>> START

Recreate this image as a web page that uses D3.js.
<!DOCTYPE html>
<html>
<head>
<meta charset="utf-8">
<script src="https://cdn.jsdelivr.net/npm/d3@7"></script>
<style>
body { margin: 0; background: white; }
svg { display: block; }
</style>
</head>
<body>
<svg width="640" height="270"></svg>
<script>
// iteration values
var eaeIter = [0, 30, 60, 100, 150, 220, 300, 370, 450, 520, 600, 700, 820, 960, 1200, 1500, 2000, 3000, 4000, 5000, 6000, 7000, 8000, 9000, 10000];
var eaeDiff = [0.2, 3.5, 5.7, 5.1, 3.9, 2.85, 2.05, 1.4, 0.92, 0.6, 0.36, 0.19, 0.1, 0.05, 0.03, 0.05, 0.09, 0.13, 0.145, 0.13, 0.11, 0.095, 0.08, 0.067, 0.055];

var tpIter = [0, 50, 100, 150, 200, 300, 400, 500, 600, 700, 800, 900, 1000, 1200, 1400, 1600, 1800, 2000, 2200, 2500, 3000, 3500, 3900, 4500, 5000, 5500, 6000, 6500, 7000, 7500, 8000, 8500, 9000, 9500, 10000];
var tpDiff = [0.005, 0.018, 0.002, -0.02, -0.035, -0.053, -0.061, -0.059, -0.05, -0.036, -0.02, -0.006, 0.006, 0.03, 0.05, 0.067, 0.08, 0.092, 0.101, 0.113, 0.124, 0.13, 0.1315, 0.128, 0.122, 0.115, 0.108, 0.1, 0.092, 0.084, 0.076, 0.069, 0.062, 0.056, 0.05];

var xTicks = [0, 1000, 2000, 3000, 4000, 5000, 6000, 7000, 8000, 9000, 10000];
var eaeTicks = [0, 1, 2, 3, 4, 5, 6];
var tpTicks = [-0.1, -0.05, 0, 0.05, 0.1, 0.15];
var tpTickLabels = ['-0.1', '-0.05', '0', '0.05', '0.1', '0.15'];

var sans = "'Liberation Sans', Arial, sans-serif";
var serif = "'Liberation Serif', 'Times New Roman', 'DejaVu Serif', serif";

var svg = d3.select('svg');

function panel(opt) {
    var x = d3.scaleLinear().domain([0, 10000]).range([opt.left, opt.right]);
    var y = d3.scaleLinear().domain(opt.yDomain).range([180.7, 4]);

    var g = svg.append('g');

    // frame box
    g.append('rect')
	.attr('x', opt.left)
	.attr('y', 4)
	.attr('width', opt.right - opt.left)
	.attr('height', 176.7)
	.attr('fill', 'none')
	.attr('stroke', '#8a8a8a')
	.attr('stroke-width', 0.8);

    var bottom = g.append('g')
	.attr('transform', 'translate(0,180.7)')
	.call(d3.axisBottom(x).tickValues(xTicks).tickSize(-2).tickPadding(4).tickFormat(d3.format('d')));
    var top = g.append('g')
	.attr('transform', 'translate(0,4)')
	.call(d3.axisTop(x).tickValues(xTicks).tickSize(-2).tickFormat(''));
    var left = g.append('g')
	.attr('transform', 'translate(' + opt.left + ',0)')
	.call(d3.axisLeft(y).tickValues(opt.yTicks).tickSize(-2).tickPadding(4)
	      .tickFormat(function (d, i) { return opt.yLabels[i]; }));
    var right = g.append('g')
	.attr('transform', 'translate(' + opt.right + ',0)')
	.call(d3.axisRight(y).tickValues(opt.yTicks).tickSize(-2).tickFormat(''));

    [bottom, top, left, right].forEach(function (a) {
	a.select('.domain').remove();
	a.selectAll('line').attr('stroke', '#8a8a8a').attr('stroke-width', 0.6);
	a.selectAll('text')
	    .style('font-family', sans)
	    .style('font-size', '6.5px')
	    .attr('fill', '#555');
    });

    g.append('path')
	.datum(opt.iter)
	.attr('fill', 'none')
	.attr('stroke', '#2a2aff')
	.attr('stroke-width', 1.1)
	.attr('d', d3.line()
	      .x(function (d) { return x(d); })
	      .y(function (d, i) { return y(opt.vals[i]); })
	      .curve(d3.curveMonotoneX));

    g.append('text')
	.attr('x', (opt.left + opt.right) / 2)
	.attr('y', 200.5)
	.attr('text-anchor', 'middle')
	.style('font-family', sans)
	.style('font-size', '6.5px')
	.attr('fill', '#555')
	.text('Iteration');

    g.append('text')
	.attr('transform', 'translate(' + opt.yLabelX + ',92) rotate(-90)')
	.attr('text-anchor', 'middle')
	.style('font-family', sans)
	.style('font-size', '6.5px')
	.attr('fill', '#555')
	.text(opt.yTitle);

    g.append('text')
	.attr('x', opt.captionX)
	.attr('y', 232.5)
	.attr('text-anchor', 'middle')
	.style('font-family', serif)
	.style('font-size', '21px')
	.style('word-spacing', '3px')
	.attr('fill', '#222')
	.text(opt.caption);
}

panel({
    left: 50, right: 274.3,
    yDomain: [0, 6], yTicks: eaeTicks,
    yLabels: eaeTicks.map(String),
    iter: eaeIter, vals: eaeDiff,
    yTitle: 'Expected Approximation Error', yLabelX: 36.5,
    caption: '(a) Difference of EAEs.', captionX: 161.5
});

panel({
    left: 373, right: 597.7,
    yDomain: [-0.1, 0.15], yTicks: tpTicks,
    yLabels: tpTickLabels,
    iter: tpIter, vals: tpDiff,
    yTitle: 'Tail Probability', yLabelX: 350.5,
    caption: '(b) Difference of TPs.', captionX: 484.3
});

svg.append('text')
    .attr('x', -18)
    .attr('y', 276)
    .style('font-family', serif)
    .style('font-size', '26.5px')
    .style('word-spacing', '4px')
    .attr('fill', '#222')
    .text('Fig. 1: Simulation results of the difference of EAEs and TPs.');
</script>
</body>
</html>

>> END
>> START

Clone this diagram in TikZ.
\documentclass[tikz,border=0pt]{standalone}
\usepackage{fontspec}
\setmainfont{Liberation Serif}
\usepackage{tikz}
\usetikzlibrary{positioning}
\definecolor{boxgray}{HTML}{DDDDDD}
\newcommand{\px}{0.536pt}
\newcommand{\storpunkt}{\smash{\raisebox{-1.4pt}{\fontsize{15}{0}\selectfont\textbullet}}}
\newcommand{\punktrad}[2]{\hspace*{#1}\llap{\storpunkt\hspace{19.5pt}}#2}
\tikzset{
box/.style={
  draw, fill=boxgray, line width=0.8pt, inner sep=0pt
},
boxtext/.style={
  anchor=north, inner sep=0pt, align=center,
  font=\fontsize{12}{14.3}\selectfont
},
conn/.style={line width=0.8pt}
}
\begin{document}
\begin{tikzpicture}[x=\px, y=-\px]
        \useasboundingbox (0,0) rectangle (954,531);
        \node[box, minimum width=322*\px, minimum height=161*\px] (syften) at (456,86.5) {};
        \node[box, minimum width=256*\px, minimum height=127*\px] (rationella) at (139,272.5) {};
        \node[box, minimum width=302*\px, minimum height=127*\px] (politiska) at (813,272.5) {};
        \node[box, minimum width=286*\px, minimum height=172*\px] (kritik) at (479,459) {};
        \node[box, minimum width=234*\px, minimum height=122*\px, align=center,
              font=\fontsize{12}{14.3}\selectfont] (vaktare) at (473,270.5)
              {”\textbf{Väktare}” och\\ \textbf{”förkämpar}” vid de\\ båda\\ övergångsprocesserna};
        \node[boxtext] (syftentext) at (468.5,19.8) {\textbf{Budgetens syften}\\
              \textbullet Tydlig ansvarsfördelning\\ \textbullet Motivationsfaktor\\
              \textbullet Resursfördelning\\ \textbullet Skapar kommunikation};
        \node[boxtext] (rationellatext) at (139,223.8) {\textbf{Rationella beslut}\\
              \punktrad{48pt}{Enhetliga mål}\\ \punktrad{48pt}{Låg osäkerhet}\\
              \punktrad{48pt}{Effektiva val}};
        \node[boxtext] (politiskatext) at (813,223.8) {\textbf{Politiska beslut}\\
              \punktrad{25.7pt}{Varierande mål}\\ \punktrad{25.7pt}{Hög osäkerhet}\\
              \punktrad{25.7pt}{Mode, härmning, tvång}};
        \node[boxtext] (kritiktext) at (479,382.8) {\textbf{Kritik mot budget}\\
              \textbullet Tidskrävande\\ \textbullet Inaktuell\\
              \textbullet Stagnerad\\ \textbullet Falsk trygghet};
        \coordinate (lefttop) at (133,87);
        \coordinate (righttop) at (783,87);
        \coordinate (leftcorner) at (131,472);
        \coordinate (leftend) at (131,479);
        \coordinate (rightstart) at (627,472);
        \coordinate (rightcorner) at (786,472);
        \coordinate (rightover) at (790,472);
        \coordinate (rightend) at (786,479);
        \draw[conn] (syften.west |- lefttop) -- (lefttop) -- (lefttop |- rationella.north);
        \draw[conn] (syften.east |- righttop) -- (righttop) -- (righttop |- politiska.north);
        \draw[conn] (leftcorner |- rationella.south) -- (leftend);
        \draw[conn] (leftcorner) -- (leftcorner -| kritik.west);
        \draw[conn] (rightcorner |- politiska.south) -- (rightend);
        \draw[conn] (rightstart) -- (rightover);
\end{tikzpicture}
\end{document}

>> END
>> START

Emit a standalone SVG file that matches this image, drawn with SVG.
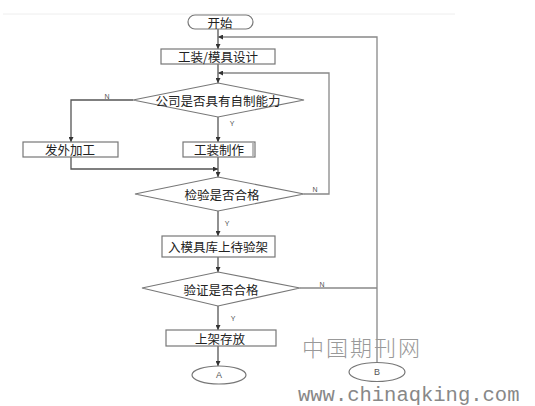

>> END

Directive
Transcribe precisely the lines between the one that contains "Recreate this image" and the one that contains "0.062, 0.056, 0.05];", counting those two lines as part of the range.

Written response
Recreate this image as a web page that uses D3.js.
<!DOCTYPE html>
<html>
<head>
<meta charset="utf-8">
<script src="https://cdn.jsdelivr.net/npm/d3@7"></script>
<style>
body { margin: 0; background: white; }
svg { display: block; }
</style>
</head>
<body>
<svg width="640" height="270"></svg>
<script>
// iteration values
var eaeIter = [0, 30, 60, 100, 150, 220, 300, 370, 450, 520, 600, 700, 820, 960, 1200, 1500, 2000, 3000, 4000, 5000, 6000, 7000, 8000, 9000, 10000];
var eaeDiff = [0.2, 3.5, 5.7, 5.1, 3.9, 2.85, 2.05, 1.4, 0.92, 0.6, 0.36, 0.19, 0.1, 0.05, 0.03, 0.05, 0.09, 0.13, 0.145, 0.13, 0.11, 0.095, 0.08, 0.067, 0.055];

var tpIter = [0, 50, 100, 150, 200, 300, 400, 500, 600, 700, 800, 900, 1000, 1200, 1400, 1600, 1800, 2000, 2200, 2500, 3000, 3500, 3900, 4500, 5000, 5500, 6000, 6500, 7000, 7500, 8000, 8500, 9000, 9500, 10000];
var tpDiff = [0.005, 0.018, 0.002, -0.02, -0.035, -0.053, -0.061, -0.059, -0.05, -0.036, -0.02, -0.006, 0.006, 0.03, 0.05, 0.067, 0.08, 0.092, 0.101, 0.113, 0.124, 0.13, 0.1315, 0.128, 0.122, 0.115, 0.108, 0.1, 0.092, 0.084, 0.076, 0.069, 0.062, 0.056, 0.05];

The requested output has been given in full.